**WORK TO DO:** Copy exactly the lines from the start of the material through the line with "fig = go.Figure()". Pictures stay out of the copy.

**DATASET ENTRIES:**

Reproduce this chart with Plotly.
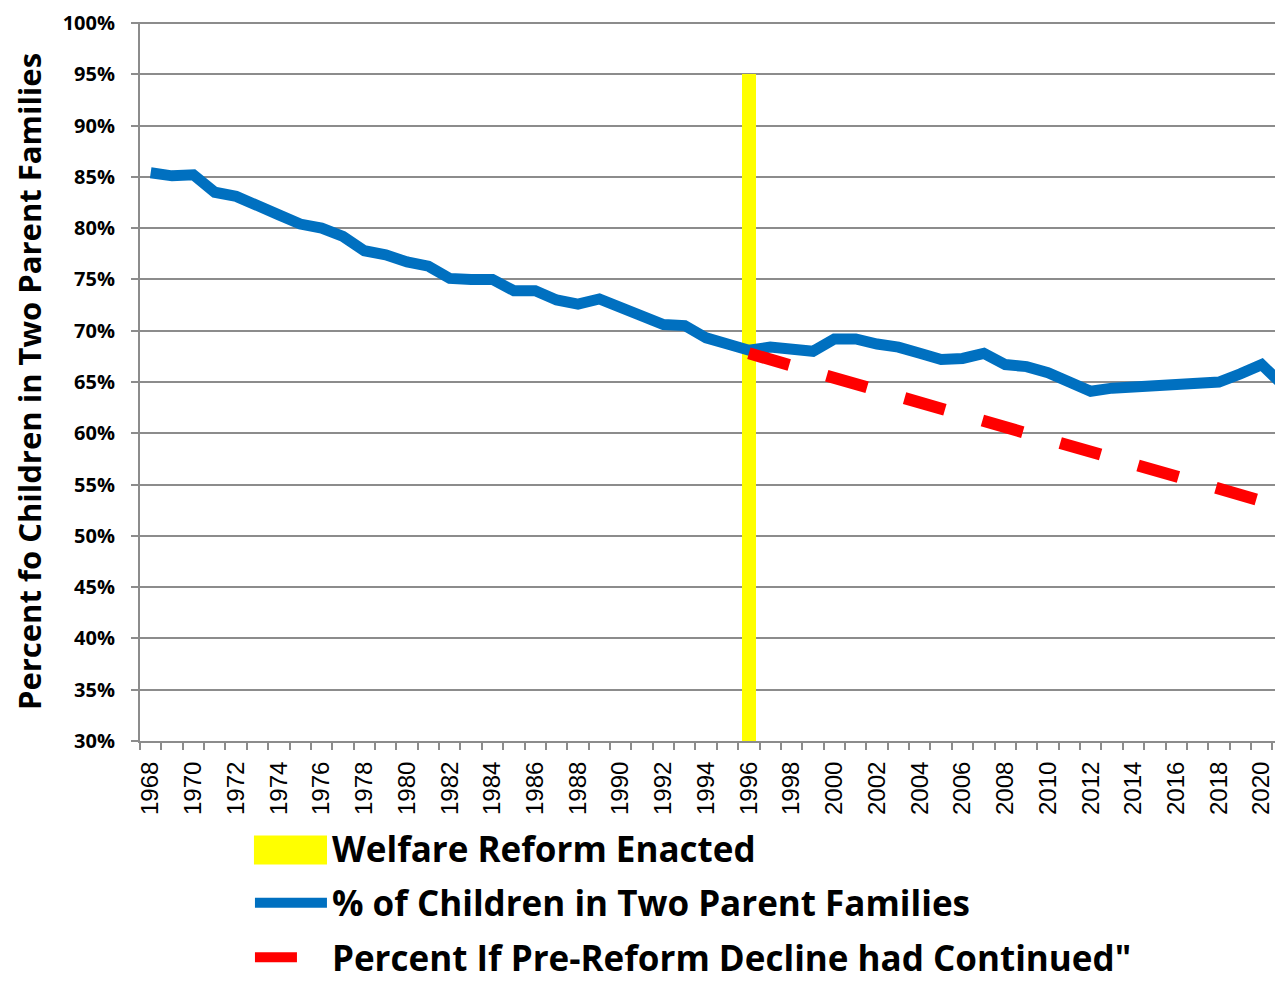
import plotly.graph_objects as go

years = list(range(1968, 2022))
two_parent = [85.4, 85.1, 85.2, 83.5, 83.1, 82.1, 81.3, 80.4, 80.0, 79.2,
              77.8, 77.4, 76.7, 76.3, 75.1, 75.0, 75.0, 73.9, 73.9, 73.0,
              72.6, 73.1, 72.3, 71.6, 70.6, 70.5, 69.3, 68.7, 68.1, 68.4,
              68.2, 68.0, 69.2, 69.2, 68.7, 68.4, 67.8, 67.2, 67.3, 67.8,
              66.7, 66.5, 65.9, 65.1, 64.1, 64.4, 64.5, 64.8, 64.8, 65.0,
              65.0, 65.8, 66.7, 64.7]
trend_years = list(range(1996, 2022))
trend = [67.8, 67.2, 66.6, 66.0, 65.4, 64.8, 64.2, 63.6, 63.0, 62.4,
         61.8, 61.2, 60.6, 60.0, 59.4, 58.8, 58.2, 57.6, 57.0, 56.4,
         55.8, 55.2, 54.6, 54.0, 53.4, 52.8]
reform_year = [1996]
reform_value = [95]
y_ticks = list(range(30, 101, 5))
y_tick_labels = [f"{v}%" for v in y_ticks]
x_ticks = list(range(1968, 2021, 2))

names = ["Welfare Reform Enacted",
         "% of Children in Two Parent Families",
         "Percent If Pre-Reform Decline had Continued\""]

fig = go.Figure()

fig.add_trace(go.Bar(x=reform_year, y=reform_value, width=0.66,
                     marker=dict(color="#FFFF00", line=dict(width=0)),
                     showlegend=False, hoverinfo="skip"))
fig.add_trace(go.Scatter(x=[None], y=[None], mode="lines", name=names[0],
                         line=dict(color="#FFFF00", width=10),
                         legendgroup="a", legendrank=1))
fig.add_trace(go.Scatter(x=years, y=two_parent, mode="lines", name=names[1],
                         line=dict(color="#0070C0", width=11),
                         legendgroup="b", legendrank=2))
fig.add_trace(go.Scatter(x=trend_years, y=trend, mode="lines", name=names[2],
                         line=dict(color="#FF0000", width=12, dash="42px,39px"),
                         legendgroup="c", legendrank=3))

# plot area: x 140..1283, y 22..741 on the page (page has an 8px body margin)
fig.update_layout(
    width=1275, height=975,
    margin=dict(l=132, r=0, t=14, b=242, autoexpand=False),
    plot_bgcolor="white", paper_bgcolor="white",
    font=dict(family="Open Sans", color="black"),
    bargap=0,
    legend=dict(x=0.0962, xanchor="left", y=-0.1085, yanchor="top",
                orientation="v", itemwidth=72, tracegroupgap=6,
                traceorder="grouped",
                font=dict(family="Open Sans", size=35, color="black", weight="bold"),
                bgcolor="rgba(0,0,0,0)"),
    showlegend=True,
    shapes=[dict(type="rect", xref="paper", yref="paper",
                 x0=0.0997, x1=0.1636, y0=-0.1718, y1=-0.1314,
                 fillcolor="#FFFF00", line=dict(width=0), layer="above")],
)

fig.update_yaxes(
    range=[30, 100.1], tickvals=y_ticks, ticktext=y_tick_labels,
    tickfont=dict(family="Open Sans", size=20, color="black", weight="bold"),
    ticklabeloverflow="allow",
    showgrid=True, gridcolor="#8C8C8C", gridwidth=2,
    showline=True, linecolor="#8C8C8C", linewidth=2,
    ticks="outside", ticklen=7, tickcolor="#8C8C8C", tickwidth=2,
    ticklabelstandoff=12,
    zeroline=False,
    title=dict(text="Percent fo Children in Two Parent Families",
               font=dict(family="Open Sans", size=31, color="black", weight="bold"),
               standoff=33),
    automargin=False,
)
fig.update_xaxes(
    range=[1967.5, 2021.0], tickvals=x_ticks, tickangle=-90,
    tickfont=dict(family="Liberation Sans", size=24, color="black"),
    showgrid=False, showline=True, linecolor="#8C8C8C", linewidth=2,
    ticks="", zeroline=False,
    minor=dict(ticks="outside", tick0=1967.5, dtick=1, ticklen=7,
               tickcolor="#8C8C8C", tickwidth=2, showgrid=False),
    ticklabelstandoff=9,
    automargin=False,
)

fig.write_html("out.html")
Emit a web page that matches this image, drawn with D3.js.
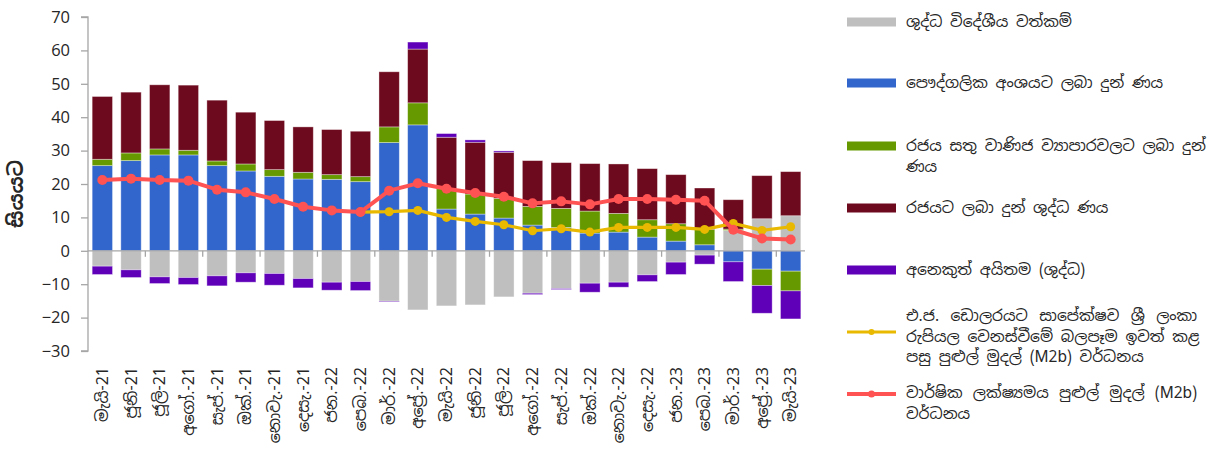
<!DOCTYPE html>
<html>
<head>
<meta charset="utf-8">
<script src="https://cdn.jsdelivr.net/npm/d3@7"></script>
<style>
  html, body { margin: 0; padding: 0; background: #fff; }
  svg { display: block; }
  text { font-family: "Noto Sans Sinhala", "Iskoola Pota", "Noto Sans", "Open Sans", sans-serif; fill: #262626; }
</style>
</head>
<body>
<svg id="chart" width="1210" height="454"></svg>
<script>
// Months (Sinhala abbreviations)
const months = ["මැයි-21","ජූනි-21","ජූලි-21","අගෝ.-21","සැප්.-21","ඔක්.-21","නොවැ.-21","දෙසැ.-21",
  "ජන.-22","පෙබ.-22","මාර්.-22","අප්‍රේ.-22","මැයි-22","ජූනි-22","ජූලි-22","අගෝ.-22","සැප්.-22","ඔක්.-22",
  "නොවැ.-22","දෙසැ.-22","ජන.-23","පෙබ.-23","මාර්.-23","අප්‍රේ.-23","මැයි-23"];

// Contributions to broad money growth (percentage points)
const netForeignAssets = [-4.6,-5.7,-7.8,-8.0,-7.5,-6.6,-6.8,-8.3,-9.4,-9.2,-15.1,-17.7,-16.5,-16.2,-13.8,-12.7,-11.3,-9.7,-9.4,-7.2,-3.4,-1.3,6.1,9.6,10.5];
const privateCredit    = [25.5,27.0,28.7,28.7,25.5,23.9,22.3,21.5,21.4,20.7,32.4,37.7,12.5,11.0,9.8,7.7,7.0,5.3,5.6,4.1,2.9,1.8,-3.3,-5.5,-6.1];
const soeCredit        = [1.9,2.3,1.8,1.4,1.4,2.1,2.0,2.0,1.4,1.5,4.7,6.6,6.1,6.0,5.9,5.6,5.7,6.6,5.6,5.2,5.2,4.6,0.4,-4.9,-5.9];
const govCredit        = [18.8,18.2,19.2,19.5,18.2,15.5,14.7,13.6,13.5,13.6,16.5,16.1,15.4,15.5,13.8,13.7,13.7,14.2,14.8,15.3,14.7,12.4,8.8,12.9,13.2];
const otherItems       = [-2.5,-2.3,-2.0,-2.1,-3.0,-2.8,-3.5,-2.8,-2.4,-2.7,-0.2,2.1,1.1,0.7,0.4,-0.4,-0.3,-2.7,-1.5,-2.0,-3.7,-2.7,-5.9,-8.3,-8.4];

// Year-on-year M2b growth, and growth excluding the exchange rate effect
const m2bGrowth    = [21.2,21.6,21.2,21.0,18.3,17.5,15.5,13.2,12.1,11.6,18.0,20.2,18.6,17.3,16.2,14.2,14.8,13.9,15.5,15.5,15.3,15.0,6.3,3.7,3.4];
const m2bAdjGrowth = [null,null,null,null,null,null,null,null,null,11.6,11.7,12.1,10.0,8.8,7.8,6.0,6.6,5.6,7.0,7.0,7.0,6.4,8.2,6.1,7.2];

const yTicks = [-30,-20,-10,0,10,20,30,40,50,60,70];

const barKeys = ["nfa","private","soe","gov","other"];
const barColors = { nfa: "#bfbfbf", private: "#3366cc", soe: "#669900", gov: "#6e0a1e", other: "#5f00b8" };
const barNames = {
  nfa: ["ශුද්ධ විදේශීය වත්කම්"],
  private: ["පෞද්ගලික අංශයට ලබා දුන් ණය"],
  soe: ["රජය සතු වාණිජ ව්‍යාපාරවලට ලබා දුන්", "ණය"],
  gov: ["රජයට ලබා දුන් ශුද්ධ ණය"],
  other: ["අනෙකුත් අයිතම (ශුද්ධ)"]
};
const adjName = ["එ.ජ. ඩොලරයට සාපේක්ෂව ශ්‍රී ලංකා", "රුපියල වෙනස්වීමේ බලපෑම ඉවත් කළ", "පසු පුළුල් මුදල් (M2b) වර්ධනය"];
const m2bName = ["වාර්ෂික ලක්ෂ්‍යමය පුළුල් මුදල් (M2b)", "වර්ධනය"];
const yTitle = "සියයට";
const lineColors = { adj: "#e8b900", m2b: "#ff5252" };

const rows = months.map((m, i) => ({
  month: m,
  nfa: netForeignAssets[i], private: privateCredit[i], soe: soeCredit[i],
  gov: govCredit[i], other: otherItems[i]
}));

const svg = d3.select("#chart");

const x = d3.scaleBand().domain(months).range([88, 805]).paddingInner(0.29).paddingOuter(0.145);
const y = d3.scaleLinear().domain([-30, 70]).range([351, 17]);

// Stacked bars, positives above and negatives below zero
const series = d3.stack().keys(barKeys).offset(d3.stackOffsetDiverging)(rows);

svg.append("g").selectAll("g").data(series).join("g")
  .attr("fill", d => barColors[d.key])
  .selectAll("rect").data(d => d).join("rect")
  .attr("x", d => x(d.data.month))
  .attr("width", x.bandwidth())
  .attr("y", d => y(Math.max(d[0], d[1])))
  .attr("height", d => Math.abs(y(d[0]) - y(d[1])))
  .attr("stroke", "#ffffff").attr("stroke-opacity", 0.45).attr("stroke-width", 0.8);

// Y axis
const yAxis = svg.append("g").attr("transform", "translate(88,0)")
  .call(d3.axisLeft(y).tickValues(yTicks).tickSize(7).tickPadding(11).tickFormat(d3.format("d")));
yAxis.select(".domain").attr("stroke", "#a6a6a6").attr("stroke-width", 1.3)
  .attr("d", `M-7,${y(-30)}H0V${y(70)}H-7`);
yAxis.selectAll(".tick line").attr("stroke", "#a6a6a6").attr("stroke-width", 1.3);
yAxis.selectAll(".tick text").style("font-size", "16.5px").style("font-family", "'Open Sans', 'Noto Sans', sans-serif").attr("fill", "#262626");

// Zero line with tick marks every second category boundary
const zero = svg.append("g");
zero.append("line").attr("x1", 88).attr("x2", 805).attr("y1", y(0)).attr("y2", y(0))
  .attr("stroke", "#a6a6a6").attr("stroke-width", 1.3);
const boundaries = d3.range(2, months.length + 1, 2).map(k => 88 + x.step() * k);
zero.selectAll("line.tk").data(boundaries).join("line").attr("class", "tk")
  .attr("x1", d => d).attr("x2", d => d).attr("y1", y(0)).attr("y2", y(0) + 6)
  .attr("stroke", "#a6a6a6").attr("stroke-width", 1.3);

// Month labels, rotated
svg.append("g").selectAll("text").data(months).join("text")
  .attr("transform", d => `translate(${x(d) + x.bandwidth() / 2},367) rotate(-90)`)
  .attr("text-anchor", "end").attr("dy", "0.35em")
  .style("font-size", "16px")
  .text(d => d);

// Y axis title
svg.append("text")
  .attr("transform", `translate(16,194) rotate(-90)`)
  .attr("text-anchor", "middle").attr("dy", "0.35em")
  .style("font-size", "20px").style("font-weight", "bold")
  .text(yTitle);

// Lines
function drawLine(values, color, width, r) {
  const pts = values.map((v, i) => ({ m: months[i], v })).filter(p => p.v !== null);
  const line = d3.line().x(p => x(p.m) + x.bandwidth() / 2).y(p => y(p.v));
  const g = svg.append("g");
  g.append("path").datum(pts).attr("d", line).attr("fill", "none")
    .attr("stroke", color).attr("stroke-width", width).attr("stroke-linejoin", "round");
  g.selectAll("circle").data(pts).join("circle")
    .attr("cx", p => x(p.m) + x.bandwidth() / 2).attr("cy", p => y(p.v)).attr("r", r)
    .attr("fill", color);
}
drawLine(m2bAdjGrowth, lineColors.adj, 3.2, 4.5);
drawLine(m2bGrowth, lineColors.m2b, 4, 5);

// Legend
const legend = svg.append("g");
const lx0 = 847, lx1 = 896, tx = 906, textRight = 1197, lineH = 20.5;

function legendText(lines, yFirst, justify) {
  lines.forEach((t, i) => {
    const el = legend.append("text").attr("x", tx).attr("y", yFirst + i * lineH)
      .attr("dy", "0.35em").style("font-size", "15.5px").text(t);
    if (justify && i < lines.length - 1) {
      const w = el.node().getComputedTextLength();
      const gaps = t.split(" ").length - 1;
      if (gaps > 0 && w < textRight - tx) el.style("word-spacing", ((textRight - tx - w) / gaps) + "px");
    }
  });
}

const barLegendY = { nfa: 22, private: 83, soe: 146, gov: 208, other: 270 };
barKeys.forEach(k => {
  legend.append("rect").attr("x", lx0).attr("y", barLegendY[k] - 4.5).attr("width", lx1 - lx0).attr("height", 9)
    .attr("fill", barColors[k]);
  legendText(barNames[k], barLegendY[k], true);
});

function lineSwatch(cy, color, width, r) {
  legend.append("line").attr("x1", lx0).attr("x2", lx1).attr("y1", cy).attr("y2", cy)
    .attr("stroke", color).attr("stroke-width", width);
  legend.append("circle").attr("cx", (lx0 + lx1) / 2).attr("cy", cy).attr("r", r).attr("fill", color);
}
lineSwatch(332, lineColors.adj, 3.2, 3);
legendText(adjName, 316, true);
lineSwatch(394, lineColors.m2b, 4, 3.5);
legendText(m2bName, 393, true);
</script>
</body>
</html>
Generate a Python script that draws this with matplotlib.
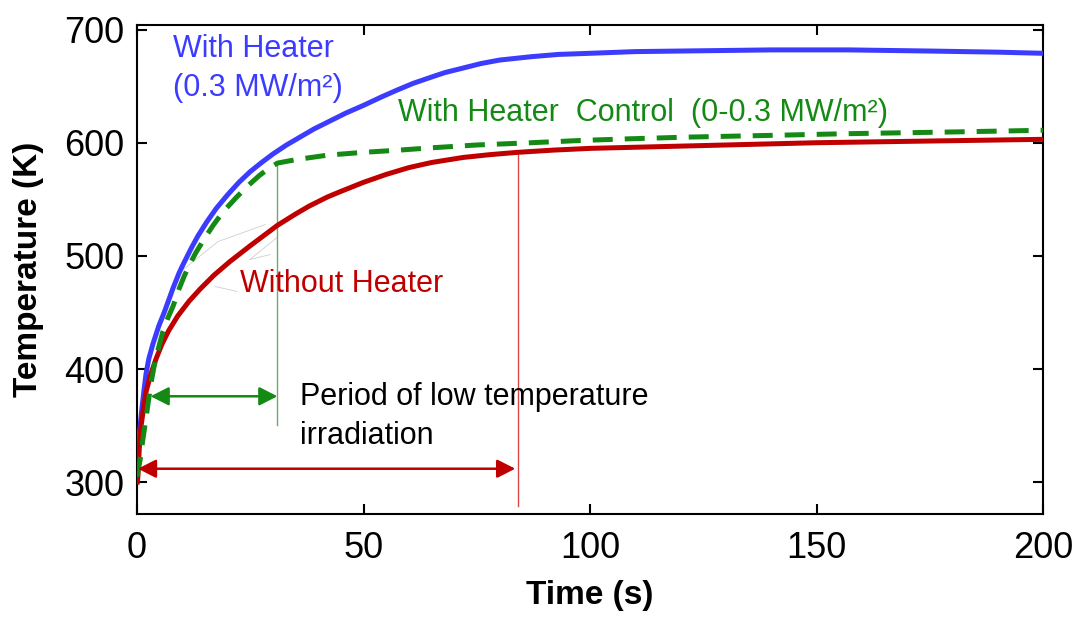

**ANSWER TO THIS TASK:**
Reproduce this chart with Plotly.
import plotly.graph_objects as go

years = list(range(1968, 2022))
two_parent = [85.4, 85.1, 85.2, 83.5, 83.1, 82.1, 81.3, 80.4, 80.0, 79.2,
              77.8, 77.4, 76.7, 76.3, 75.1, 75.0, 75.0, 73.9, 73.9, 73.0,
              72.6, 73.1, 72.3, 71.6, 70.6, 70.5, 69.3, 68.7, 68.1, 68.4,
              68.2, 68.0, 69.2, 69.2, 68.7, 68.4, 67.8, 67.2, 67.3, 67.8,
              66.7, 66.5, 65.9, 65.1, 64.1, 64.4, 64.5, 64.8, 64.8, 65.0,
              65.0, 65.8, 66.7, 64.7]
trend_years = list(range(1996, 2022))
trend = [67.8, 67.2, 66.6, 66.0, 65.4, 64.8, 64.2, 63.6, 63.0, 62.4,
         61.8, 61.2, 60.6, 60.0, 59.4, 58.8, 58.2, 57.6, 57.0, 56.4,
         55.8, 55.2, 54.6, 54.0, 53.4, 52.8]
reform_year = [1996]
reform_value = [95]
y_ticks = list(range(30, 101, 5))
y_tick_labels = [f"{v}%" for v in y_ticks]
x_ticks = list(range(1968, 2021, 2))

names = ["Welfare Reform Enacted",
         "% of Children in Two Parent Families",
         "Percent If Pre-Reform Decline had Continued\""]

fig = go.Figure()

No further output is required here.